The French have proposed a two-stage approach to Iraq. First, the U.N. Security Council should set a time frame for the return of weapons inspectors. Should Iraq fail to comply, the next step would be some sort of punitive action against Baghdad to enforce the U.N.'s disarmament demands.

But when the French foreign minister was asked whether France would be willing to join a military coalition against Iraq, Mr. Villepin said it is not wise to look too far ahead.

"Today we do not have such a question arising," he said. "The international community is gathered around a clear-cut message which is to combat proliferation and to encourage the return of the inspectors. I did say it is up to the Security Council to determine. I think it is important not to jump the gun on this new phase."

The French seem to prefer going step by step, or at least not saying too much publicly. The idea of a military strike on Iraq does not sit well with many Europeans. But no question, the Security Council is under pressure to toughen its approach.
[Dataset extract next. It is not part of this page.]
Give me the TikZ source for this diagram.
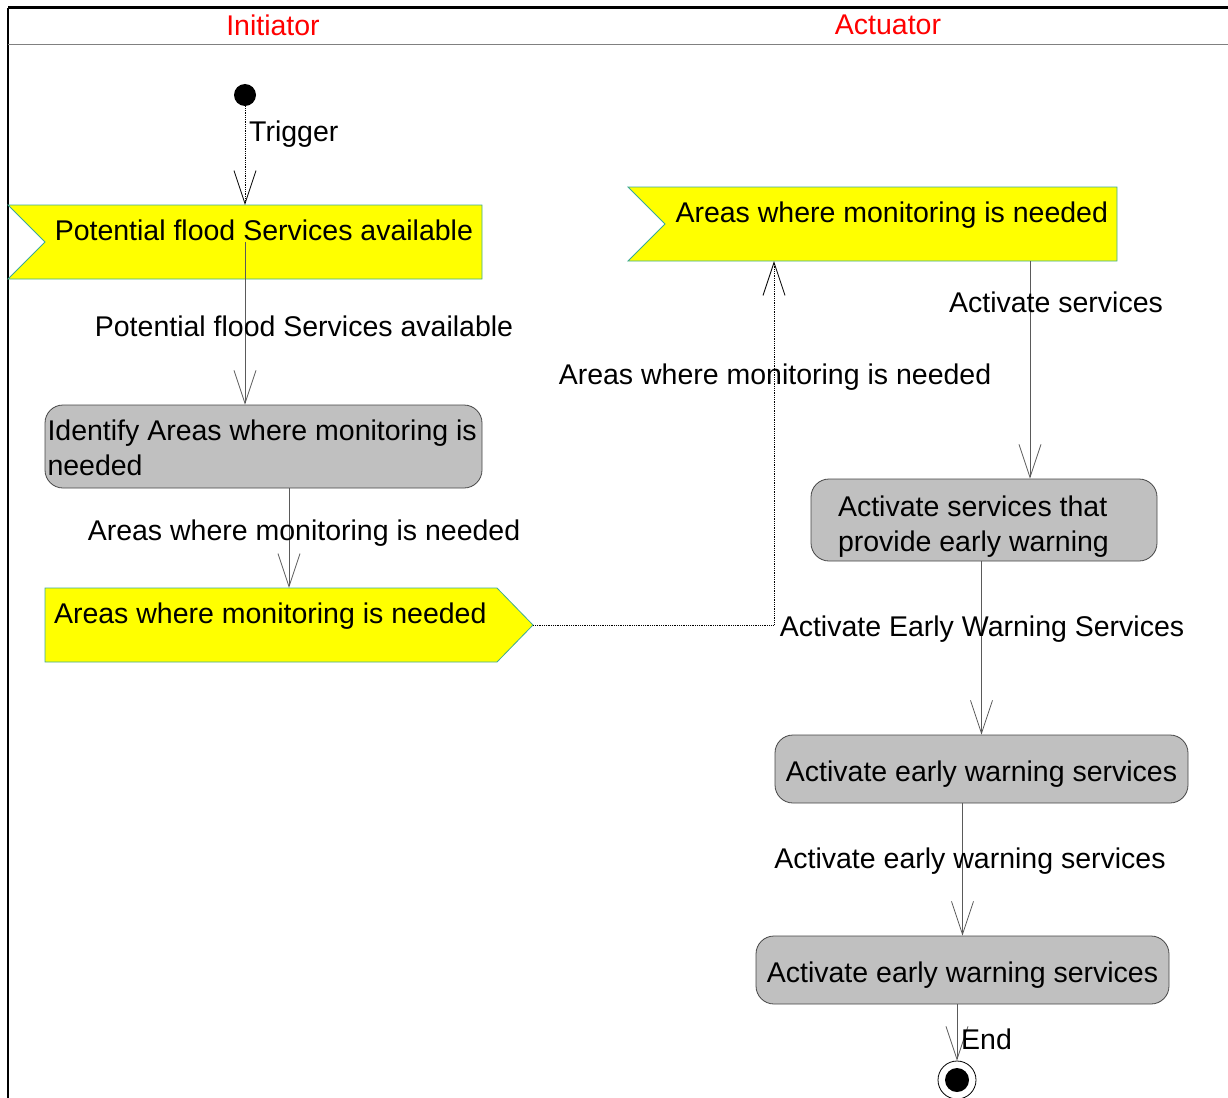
\documentclass[tikz,border=0pt]{standalone}
\usepackage{fontspec}
\setmainfont{Liberation Sans}
\usetikzlibrary{arrows.meta}
\definecolor{sigfill}{RGB}{255,255,0}
\definecolor{sigedge}{RGB}{60,170,150}
\definecolor{actfill}{RGB}{192,192,192}
\definecolor{actedge}{RGB}{70,70,70}
\definecolor{flowgray}{RGB}{90,90,90}
\newcommand{\umlfont}{\fontsize{28.5}{35}\selectfont}
\newcommand{\plainspaces}{\spaceskip=\fontdimen2\font\xspaceskip=\fontdimen2\font\relax}% rigid font word space inside text width
\newcommand{\recvsig}[5]{% x, y, width, name, text   (receive signal, 74 high, notch 37 deep on the left)
  \filldraw[sigline] ({#1-#3/2},{#2-37}) -- ({#1+#3/2},{#2-37}) -- ({#1+#3/2},{#2+37})
    -- ({#1-#3/2},{#2+37}) -- ({#1-#3/2+37},#2) -- cycle;
  \node[sigtext,align=right,minimum width=#3pt,text width=#3pt-18pt] (#4) at (#1,#2) {\plainspaces #5};}
\newcommand{\sendsig}[5]{% x, y, width, name, text   (send signal, point 36 long on the right)
  \filldraw[sigline] ({#1-#3/2},{#2-37}) -- ({#1+#3/2-36},{#2-37}) -- ({#1+#3/2},#2)
    -- ({#1+#3/2-36},{#2+37}) -- ({#1-#3/2},{#2+37}) -- cycle;
  \node[sigtext,align=left,minimum width=#3pt,text width=#3pt-18pt] (#4) at (#1,#2) {\plainspaces #5};}

\begin{document}
\begin{tikzpicture}[x=1pt,y=-1pt,>={Straight Barb[length=33pt,width=22pt]},
  every node/.style={font=\umlfont},
  sigline/.style={fill=sigfill,draw=sigedge,line width=0.8pt},
  sigtext/.style={inner xsep=9pt,inner ysep=0pt,minimum height=74pt,text height=21pt,text depth=25pt},
  action/.style={draw=actedge,fill=actfill,rounded corners=18pt,line width=0.8pt,inner sep=5pt},
  flow/.style={draw=flowgray,line width=0.8pt},
  flowdot/.style={draw=black,densely dotted,line width=0.8pt},
  lbl/.style={inner sep=0pt},
  lanehead/.style={text=red,inner sep=0pt}]
  \useasboundingbox (0,0) rectangle (1228,1097);
  % swimlane frame
  \draw[line width=3pt] (8,8) -- (1232,8);
  \draw[line width=2.5pt] (8,8) -- (8,1100);
  \draw[gray,line width=1pt] (8,45) -- (1232,45);
  \node[lanehead] (initLane) at (273,25) {Initiator};
  \node[lanehead] (actLane) at (888,25) {Actuator};
  % initiator lane
  \node[circle,fill=black,minimum size=22pt,inner sep=0] (start) at (245,95) {};
  \recvsig{245}{242}{474}{recvFlood}{Potential flood Services available}
  \node[action,minimum width=437pt,minimum height=83pt,inner xsep=2.5pt,text width=432pt,text height=21pt,text depth=34pt,align=left] (identify) at (263.5,446.5) {\plainspaces Identify Areas where monitoring is\\needed};
  \sendsig{289}{625}{488}{sendAreas}{Areas where monitoring is needed}
  % actuator lane
  \recvsig{872.5}{224}{489}{recvAreas}{Areas where monitoring is needed}
  \node[action,minimum width=346pt,minimum height=82pt,text width=292pt,text height=21pt,text depth=29pt,align=left] (warnsvc) at (984,520) {\plainspaces Activate services that\\provide early warning};
  \node[action,minimum width=413pt,minimum height=68pt,text height=26pt,text depth=1pt] (earlyA) at (981.5,769) {Activate early warning services};
  \node[action,minimum width=413pt,minimum height=68pt,text height=26pt,text depth=1pt] (earlyB) at (962.5,970) {Activate early warning services};
  \node[circle,draw=black,line width=0.8pt,minimum size=38pt,inner sep=0] (stop) at (957,1080) {};
  \node[circle,fill=black,minimum size=24pt,inner sep=0] (stopDot) at (stop.center) {};
  % flows
  \coordinate (bend) at (774,625);
  \coordinate (tapA) at (1030,0);
  \draw[flowdot,->] (start) -- (recvFlood.north);
  \draw[flow,->] (recvFlood.center) -- (recvFlood.center |- identify.north);
  \draw[flow,->] (identify.south -| sendAreas.north) -- (sendAreas.north);
  \draw[flowdot,->] (sendAreas.east) -- (bend) -- (bend |- recvAreas.south);
  \draw[flow,->] (recvAreas.south -| tapA) -- (warnsvc.north -| tapA);
  \draw[flow,->] (warnsvc.south -| earlyA.north) -- (earlyA.north);
  \draw[flow,->] (earlyA.south -| earlyB.north) -- (earlyB.north);
  \draw[flow,->] (earlyB.south -| stop.north) -- (stop.north);
  % flow labels
  \node[lbl,anchor=west] (trigLbl) at (249,134) {Trigger};
  \node[lbl] (floodLbl) at (304,326) {Potential flood Services available};
  \node[lbl] (areasLblA) at (304,533) {Areas where monitoring is needed};
  \node[lbl] (areasLblB) at (775,377) {Areas where monitoring is needed};
  \node[lbl] (actLbl) at (1056,302) {Activate services};
  \node[lbl] (ewsLbl) at (982,629) {Activate Early Warning Services};
  \node[lbl] (earlyLbl) at (970,861) {Activate early warning services};
  \node[lbl,anchor=west] (endLbl) at (961,1039) {End};
\end{tikzpicture}
\end{document}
President Bush, in his U.N. address, said he expects it to meet the challenge, otherwise the United Nations risks becoming irrelevant.

Even Secretary-General Kofi Annan, who has expressed reservations about using force, told the Assembly in opening remarks that the Security Council has to take a stand in defense of its own resolutions.

"I urge Iraq to comply with its obligations, for the sake of its own people, and for the sake of world order. If Iraq continues its defiance, the Security Council must face its responsibilities," Mr. Annan said.

The Security Council basically has two options for enforcing its resolutions. One is economic, the other military. Iraq is already under sanctions, and has been since it invaded Kuwait in 1990.